(Article publié initialement dans Le Point le 18/01/2021)
Idée. Reliquat d’un univers monarchique à relents sexistes et patriarcaux nauséabonds, un échiquier condense toutes les inégalités et toutes les discriminations. Les échecs reposent sur une partition raciste et trop binaire du monde. Figurer la société en cases blanches et noires juxtaposées confine à l’abjection ségrégative. Opposer des équipes binairement racialisées nourrit nécessairement le ressentiment ethnique. Faire vivre, même pour un soi-disant jeu, des stratégies visant simplement la protection d’un mâle dominant (le « roi »), rappelle les heures les plus sombres de nos actualités. Bref, il faut agir !
Mode d’emploi. Il convient, tout d’abord, de rebaptiser les pièces. Certaines devront même être éliminées. Il faut, ensuite, réviser les règles du jeu. Du côté des huit pions, la solution élégante consiste à les nommer, comme le veut désormais l’usage, les pion·e·s. Pour les fous – désignation d’un autre âge – on passera évidemment par « personnes porteuses d’une déficience intellectuelle » car fou et folles, ou fou·lle·s sonne inclusivement incorrect. Le problème s’avère plus compliqué du côté des cavaliers. Choisir cavalier·e·s ne rendrait pas justice au problème spéciste posé. Tout le monde l’aura remarqué : lesdits cavaliers sont en réalité des chevaux.

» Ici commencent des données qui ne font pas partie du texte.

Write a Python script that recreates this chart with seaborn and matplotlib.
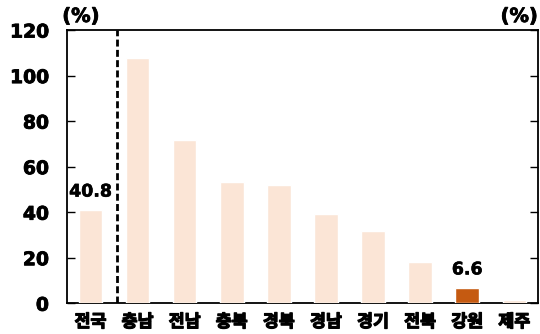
import matplotlib
matplotlib.use("Agg")
import matplotlib.pyplot as plt
import matplotlib.patheffects as pe
import seaborn as sns
import pandas as pd

regions = ["전국", "충남", "전남", "충북", "경북", "경남", "경기", "전북", "강원", "제주"]
values = [40.8, 107.7, 71.9, 53.3, 51.9, 39.3, 31.7, 18.2, 6.6, 1.3]
labeled = {"전국": "40.8", "강원": "6.6"}
highlight = "강원"
yticks = [0, 20, 40, 60, 80, 100, 120]

sns.set_theme(style="white")
plt.rcParams["font.family"] = ["Noto Sans CJK KR", "DejaVu Sans"]
plt.rcParams.update({"text.color": "black", "xtick.color": "black",
                     "ytick.color": "black", "axes.labelcolor": "black"})

df = pd.DataFrame({"region": regions, "value": values})
palette = {r: ("#C55A11" if r == highlight else "#FBE5D6") for r in regions}

fig, ax = plt.subplots(figsize=(5.4, 3.34), dpi=100)
fig.subplots_adjust(left=0.124, right=0.996, top=0.91, bottom=0.092)

sns.barplot(data=df, x="region", y="value", hue="region", palette=palette,
            width=0.5, saturation=1, legend=False, ax=ax, zorder=3)

ax.set_xlim(-0.5, len(regions) - 0.5)
ax.set_ylim(0, 120)
ax.set_yticks(yticks)
ax.set_xlabel("")
ax.set_ylabel("")

for s in ax.spines.values():
    s.set_color("black")
    s.set_linewidth(1.3)
    s.set_visible(True)

num_font = ["DejaVu Sans"]
thick = [pe.withStroke(linewidth=0.6, foreground="black")]
ax.tick_params(axis="y", direction="in", length=6, width=1, color="black",
               left=True, right=True, labelsize=13.5, pad=13)
ax.tick_params(axis="x", length=0, labelsize=12.5, pad=7)
for t in ax.get_yticklabels():
    t.set_fontweight("heavy")
    t.set_family(num_font)
    t.set_path_effects(thick)
for t in ax.get_xticklabels():
    t.set_fontweight("black")
    t.set_path_effects([pe.withStroke(linewidth=0.9, foreground="black")])

# divider between the national figure and the provinces
ax.axvline(0.57, color="black", linestyle=(0, (2.5, 1.2)), linewidth=2, zorder=4)

for i, r in enumerate(regions):
    if r in labeled:
        ax.text(i, values[i] + 4.3, labeled[r], ha="center", va="bottom",
                fontsize=12.5, fontweight="bold", family=num_font,
                path_effects=[pe.withStroke(linewidth=0.4, foreground="black")])

ax.text(-0.01, 1.015, "(%)", transform=ax.transAxes, ha="left", va="bottom",
        fontsize=14, fontweight="bold", family=num_font, path_effects=thick)
ax.text(1.0, 1.015, "(%)", transform=ax.transAxes, ha="right", va="bottom",
        fontsize=14, fontweight="bold", family=num_font, path_effects=thick)

fig.savefig("out.png", dpi=100)
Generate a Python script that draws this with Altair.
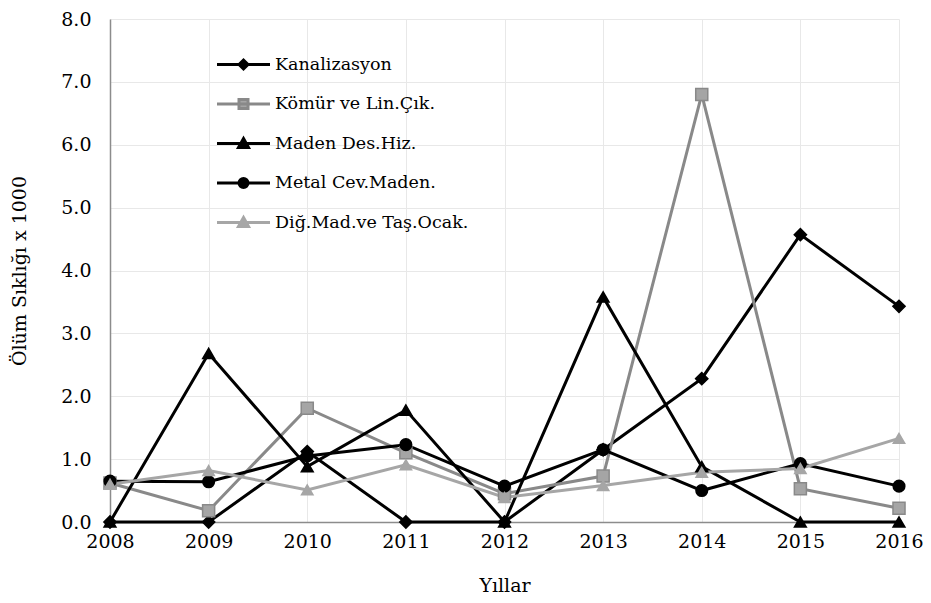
import altair as alt
import pandas as pd

years = [2008, 2009, 2010, 2011, 2012, 2013, 2014, 2015, 2016]
series = ["Kanalizasyon", "Kömür ve Lin.Çık.", "Maden Des.Hiz.", "Metal Cev.Maden.", "Diğ.Mad.ve Taş.Ocak."]
kanalizasyon = [0.0, 0.0, 1.12, 0.0, 0.0, 1.15, 2.28, 4.57, 3.43]
komur = [0.62, 0.18, 1.81, 1.10, 0.45, 0.73, 6.80, 0.53, 0.22]
maden = [0.0, 2.68, 0.88, 1.78, 0.0, 3.58, 0.88, 0.0, 0.0]
metal = [0.65, 0.64, 1.05, 1.23, 0.57, 1.15, 0.50, 0.93, 0.57]
dig = [0.60, 0.82, 0.51, 0.91, 0.39, 0.58, 0.79, 0.85, 1.33]

y_ticks = [0, 1, 2, 3, 4, 5, 6, 7, 8]

line_colors = ["#000000", "#898989", "#000000", "#000000", "#a6a6a6"]
fill_colors = ["#000000", "#a5a5a5", "#000000", "#000000", "#a6a6a6"]
marker_shapes = ["diamond", "square", "triangle-up", "circle", "triangle-up"]
marker_sizes = [150, 130, 190, 140, 190]

# legend symbols: a line segment with the marker in the middle (unit = sqrt(400)/2 = 10px)
L = "M-2.65,0H2.65"
legend_paths = [
    L + "M-0.45,0L0,-0.45L0.45,0L0,0.45Z",
    L + "M-0.45,-0.45H0.45V0.45H-0.45Z",
    L + "M0,-0.5L0.5,0.4H-0.5Z",
    L + "M-0.45,0A0.45,0.45,0,1,1,0.45,0A0.45,0.45,0,1,1,-0.45,0Z",
    L + "M0,-0.5L0.5,0.4H-0.5Z",
]

rows = []
for name, vals in zip(series, [kanalizasyon, komur, maden, metal, dig]):
    for yr, v in zip(years, vals):
        rows.append({"Yıl": yr, "Değer": v, "Seri": name})
df = pd.DataFrame(rows)

FONT = "DejaVu Serif"
W, H = 789, 503

x_enc = alt.X(
    "Yıl:Q",
    scale=alt.Scale(domain=[2008, 2016], nice=False, zero=False),
    axis=alt.Axis(
        values=years, format="d", title="Yıllar", ticks=False, labelPadding=10,
        labelFlush=False, labelOverlap=False,
        grid=True, gridColor="#e8e8e8", domainColor="#8c8c8c",
        titleY=63, titleBaseline="middle",
    ),
)
y_enc = alt.Y(
    "Değer:Q",
    scale=alt.Scale(domain=[0, 8], nice=False),
    axis=alt.Axis(
        values=y_ticks, format=".1f", title="Ölüm Sıklığı x 1000", ticks=False,
        labelPadding=19, labelFlush=False, labelOverlap=False,
        grid=True, gridColor="#e8e8e8", domainColor="#8c8c8c",
        titleX=-91, titleBaseline="middle",
    ),
)

stroke_scale = alt.Scale(domain=series, range=line_colors)
fill_scale = alt.Scale(domain=series, range=fill_colors)

base = alt.Chart(df)

lines = base.mark_line(strokeWidth=3).encode(
    x=x_enc, y=y_enc,
    stroke=alt.Stroke("Seri:N", scale=stroke_scale, legend=None),
    order=alt.Order("Yıl:Q"),
)

points = base.mark_point(filled=True, opacity=1, strokeWidth=1.5).encode(
    x=x_enc, y=y_enc,
    shape=alt.Shape("Seri:N", scale=alt.Scale(domain=series, range=marker_shapes), legend=None),
    fill=alt.Fill("Seri:N", scale=fill_scale, legend=None),
    stroke=alt.Stroke("Seri:N", scale=stroke_scale, legend=None),
    size=alt.Size("Seri:N", scale=alt.Scale(domain=series, range=marker_sizes), legend=None),
)

legend_layer = base.transform_filter("false").mark_point(
    filled=True, opacity=1, size=400, strokeWidth=3
).encode(
    x=x_enc, y=y_enc,
    shape=alt.Shape("Seri:N", scale=alt.Scale(domain=series, range=legend_paths), legend=alt.Legend(title=None)),
    fill=alt.Fill("Seri:N", scale=fill_scale, legend=alt.Legend(title=None)),
    stroke=alt.Stroke("Seri:N", scale=stroke_scale, legend=alt.Legend(title=None)),
)

chart = (
    alt.layer(lines, points, legend_layer)
    .resolve_scale(shape="independent", fill="independent", stroke="independent", size="independent")
    .properties(
        width=W, height=H,
        autosize=alt.AutoSizeParams(type="none"),
        padding={"left": 102, "top": 11, "right": 24, "bottom": 77},
    )
    .configure_view(stroke=None)
    .configure_axis(
        labelFont=FONT, titleFont=FONT, labelFontSize=19, titleFontSize=19,
        labelColor="#000000", titleColor="#000000", titleFontWeight="normal",
        gridWidth=1, domainWidth=1.5,
    )
    .configure_legend(
        orient="none", legendX=122, legendY=34, padding=0,
        labelFont=FONT, labelFontSize=17.5, labelColor="#000000",
        symbolSize=400, symbolStrokeWidth=3, labelOffset=20, rowPadding=17.5,
        labelLimit=400,
    )
)

chart.save("out.html", embed_options={"renderer": "svg", "actions": False})
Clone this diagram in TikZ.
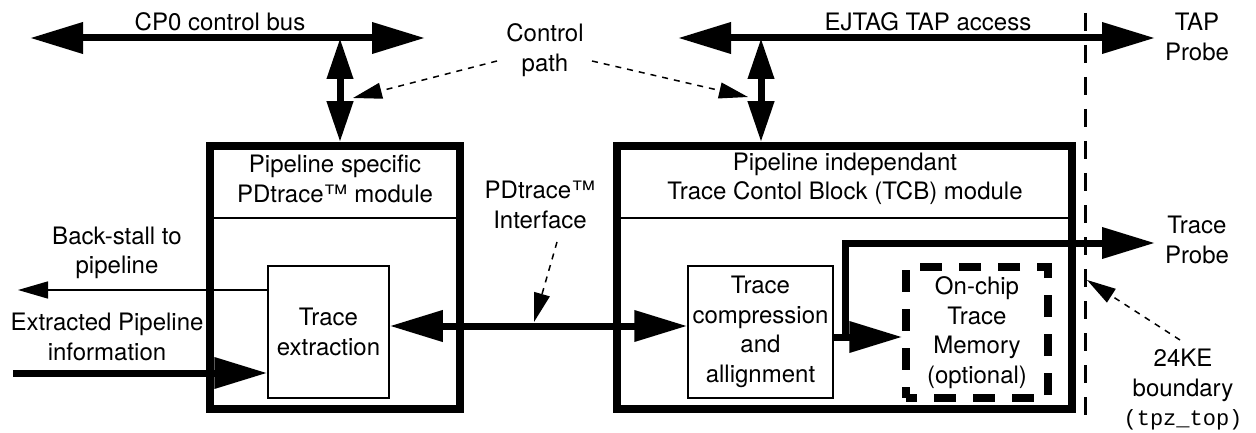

Alors on rebaptisera ces pièces, soit cheval ou jument, soit encore, plus précis à l’écrit, cheval·e·s. Pour le roi et la reine (non mais vraiment quel scandale !) l’expression parent 1 et parent 2 montre le chemin. D’ailleurs « un » et « deux » pourraient finalement suffire. Les tours, en tant que symboles phallocratiques patents, disparaîtraient. Remplacées, par exemple, par deux girafes. Du point de vue des règles du jeu, rien ne légitime naturellement des droits de déplacement différents. L’indifférenciation prévaudrait donc. Du côté des championnats, la mixité s’impose. Chaque partie doit être mixte car, à la différence d’autres disciplines sportives, aucune considération sexuée ne saurait interdire l’imposition d’une stricte parité. Chaque session opposerait donc un maître et une maîtresse. Enfin, la perspective indigéniste commande une révision essentielle : la fin de la domination des blancs (qui jouent toujours le premier coup). La meilleure option, plus « « colorblind », est celle de pièces de toutes les couleurs, sur un échiquier lui-même arc-en-ciel. Réformer des règles millénaires est certainement compliqué. Mais c’est à ce prix que l’on changera la société. En tout cas, après avoir traité des échecs viendra, bien entendu, le tour du jeu de dames (dont le seul nom tient de la provocation). Puis du jeu de l’oie (une compétition dégradante). Puis, enfin, de toutes les normes et habitudes.
L’exercice de style ne met pas échec et mac la logorrhée inclusive. Il vise d’abord à sourire d’exagérations grotesques, dont il ne faut pas minimiser la portée. Pasticher les extrêmes du sabir inclusif permet d’en souligner l’inanité.